Why the Port of Ndayane is a game-changer for Senegal

The Port of Ndayane is poised to redefine Senegal’s role in regional and global trade. Positioned as a strategic logistics hub on Africa’s Atlantic coast, this project aligns with the country’s long-term vision to boost economic resilience, trade flows, and job creation. By enhancing connectivity and reducing logistical bottlenecks, the port is expected to:

  • Strengthen Senegal’s position as a key commercial gateway in West Africa
  • Generate thousands of sustainable jobs across logistics, manufacturing, and services
  • Increase government revenue through expanded trade and industrial activity
  • Stimulate foreign direct investment (FDI) in critical sectors

The economic zone adjacent to the port will further amplify these benefits by attracting multinational corporations and fostering local industries.

CMA CGM’s commitment to Senegal’s growth

With operations in over 170 countries and a fleet of 700+ container ships, CMA CGM is a powerhouse in global shipping.
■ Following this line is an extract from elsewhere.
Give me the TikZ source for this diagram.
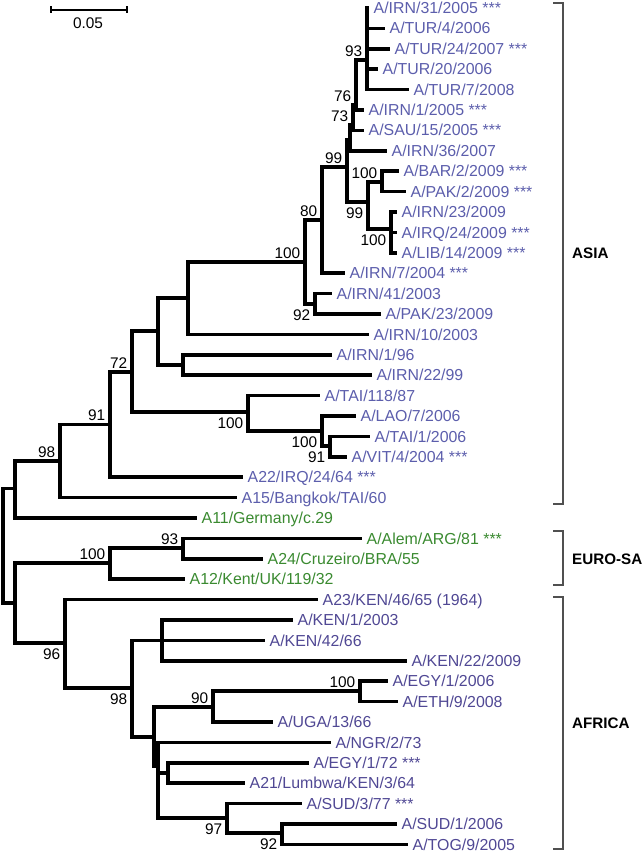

At the Nairobi talks, Rodolphe Saadé emphasized the group’s dedication to supporting Senegal’s economic transformation through:

  • Enhanced maritime connectivity via expanded routes and port efficiency
  • Logistics innovation, including digital solutions for supply chain optimization
  • Sustainable development initiatives to minimize environmental impact

The partnership reflects a shared commitment to turning Senegal into a logistics and trade epicenter in Sub-Saharan Africa.

Broader implications for West Africa

The Port of Ndayane isn’t just a Senegalese project—it’s a regional catalyst for economic integration. By improving access to global markets for landlocked countries like Mali, Burkina Faso, and Niger, it could reduce trade costs and accelerate intra-African commerce under the AfCFTA framework.